## Task to carry out:
Keep the images out and copy every entry below exactly.

## Dataset records:
++++++++++

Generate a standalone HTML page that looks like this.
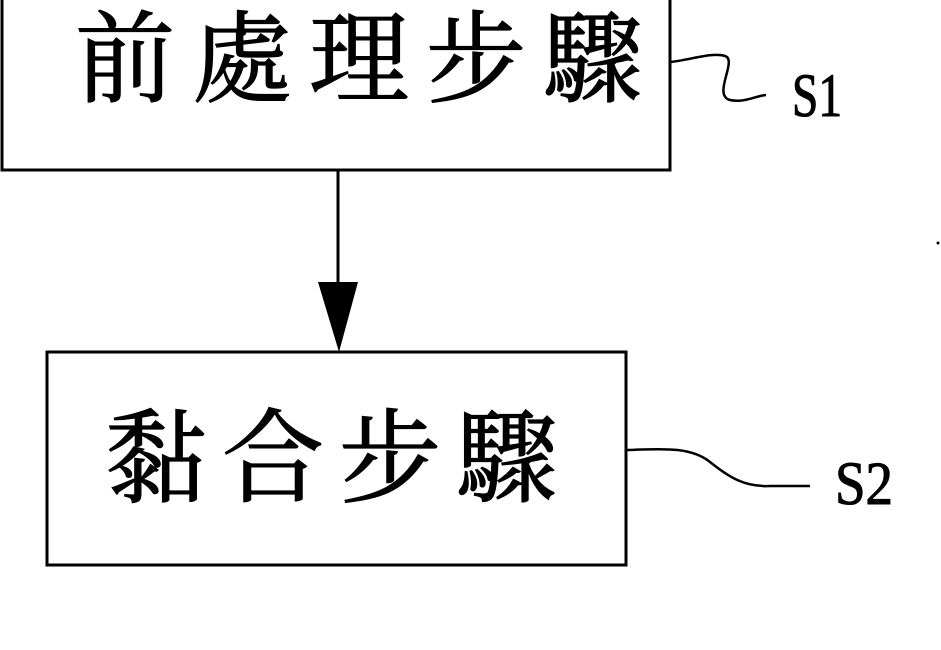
<!DOCTYPE html>
<html><head><meta charset="utf-8"><style>
html,body{margin:0;padding:0;background:#fff;width:941px;height:650px;overflow:hidden}
svg{display:block}
</style></head><body>
<svg width="941" height="650" viewBox="0 0 941 650" xmlns="http://www.w3.org/2000/svg">
<rect x="2" y="-10" width="668" height="180" fill="none" stroke="#000" stroke-width="3"/>
<text x="75" y="94" font-family="'Liberation Serif','Noto Serif CJK SC','Noto Sans CJK TC',serif" font-size="100" letter-spacing="17" stroke="#000" stroke-width="1.2">前處理步驟</text>
<line x1="338" y1="170" x2="338" y2="290" stroke="#000" stroke-width="3"/>
<polygon points="318,282 358,282 339,352" fill="#000"/>
<rect x="47" y="352" width="579" height="213" fill="none" stroke="#000" stroke-width="3"/>
<text x="105" y="494" font-family="'Liberation Serif','Noto Serif CJK SC','Noto Sans CJK TC',serif" font-size="102" letter-spacing="15" stroke="#000" stroke-width="1.2">黏合步驟</text>
<path d="M670,62 C690,60 712,52 725,56 C738,60 712,95 730,100 C745,103 755,96 766,95" fill="none" stroke="#000" stroke-width="2.5"/>
<path d="M627,450 C660,449 690,446 710,462 C730,478 745,487 770,486 L810,486" fill="none" stroke="#000" stroke-width="2.5"/>
<text transform="translate(792,116) scale(1,1.4)" font-family="'Liberation Serif',serif" font-size="44" textLength="50" lengthAdjust="spacingAndGlyphs" stroke="#000" stroke-width="0.8">S1</text>
<text transform="translate(835,504) scale(1,1.4)" font-family="'Liberation Serif',serif" font-size="44" textLength="58" lengthAdjust="spacingAndGlyphs" stroke="#000" stroke-width="0.8">S2</text>
<circle cx="938" cy="243" r="1.5" fill="#000"/>
</svg>
</body></html>
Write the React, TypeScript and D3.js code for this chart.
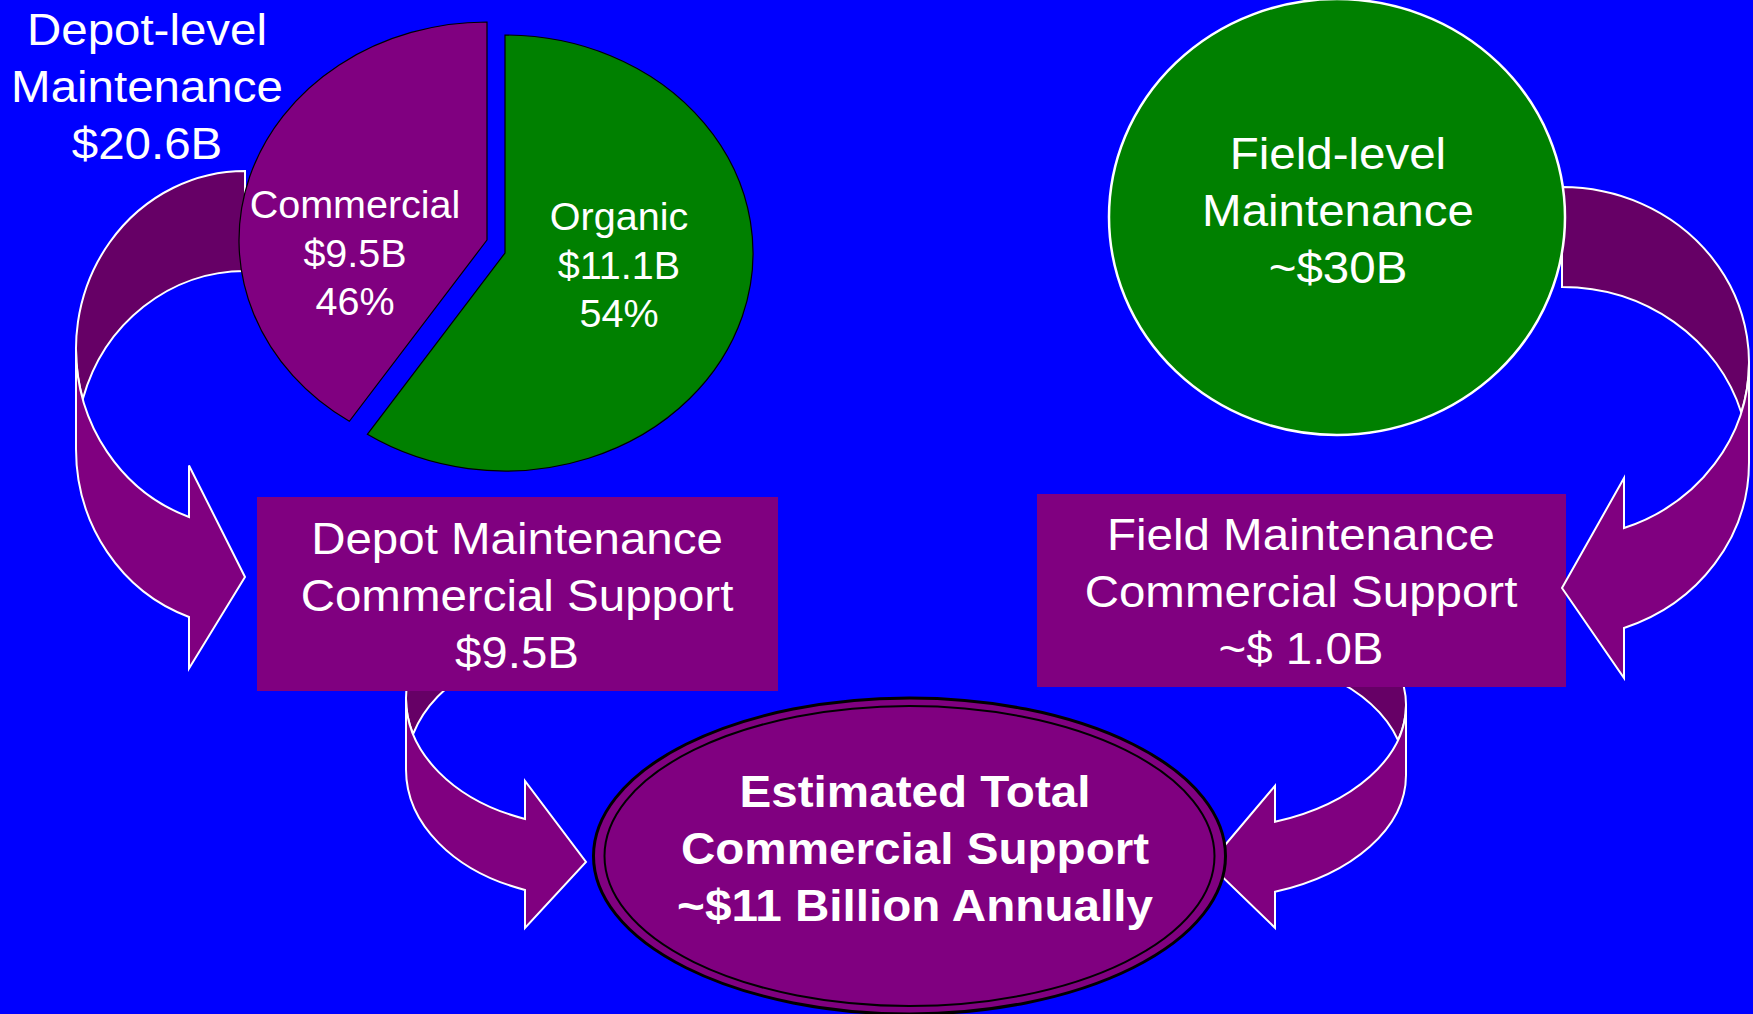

++++++++++

## Finished exercise:
Generate a standalone HTML page that looks like this.
<!DOCTYPE html>
<html><head><meta charset="utf-8"><style>
html,body{margin:0;padding:0;background:#fff;width:941px;height:650px;overflow:hidden}
svg{display:block}
</style></head><body>
<svg width="941" height="650" viewBox="0 0 941 650" xmlns="http://www.w3.org/2000/svg">
<rect x="2" y="-10" width="668" height="180" fill="none" stroke="#000" stroke-width="3"/>
<text x="75" y="94" font-family="'Liberation Serif','Noto Serif CJK SC','Noto Sans CJK TC',serif" font-size="100" letter-spacing="17" stroke="#000" stroke-width="1.2">前處理步驟</text>
<line x1="338" y1="170" x2="338" y2="290" stroke="#000" stroke-width="3"/>
<polygon points="318,282 358,282 339,352" fill="#000"/>
<rect x="47" y="352" width="579" height="213" fill="none" stroke="#000" stroke-width="3"/>
<text x="105" y="494" font-family="'Liberation Serif','Noto Serif CJK SC','Noto Sans CJK TC',serif" font-size="102" letter-spacing="15" stroke="#000" stroke-width="1.2">黏合步驟</text>
<path d="M670,62 C690,60 712,52 725,56 C738,60 712,95 730,100 C745,103 755,96 766,95" fill="none" stroke="#000" stroke-width="2.5"/>
<path d="M627,450 C660,449 690,446 710,462 C730,478 745,487 770,486 L810,486" fill="none" stroke="#000" stroke-width="2.5"/>
<text transform="translate(792,116) scale(1,1.4)" font-family="'Liberation Serif',serif" font-size="44" textLength="50" lengthAdjust="spacingAndGlyphs" stroke="#000" stroke-width="0.8">S1</text>
<text transform="translate(835,504) scale(1,1.4)" font-family="'Liberation Serif',serif" font-size="44" textLength="58" lengthAdjust="spacingAndGlyphs" stroke="#000" stroke-width="0.8">S2</text>
<circle cx="938" cy="243" r="1.5" fill="#000"/>
</svg>
</body></html>
Write the React, TypeScript and D3.js code for this chart.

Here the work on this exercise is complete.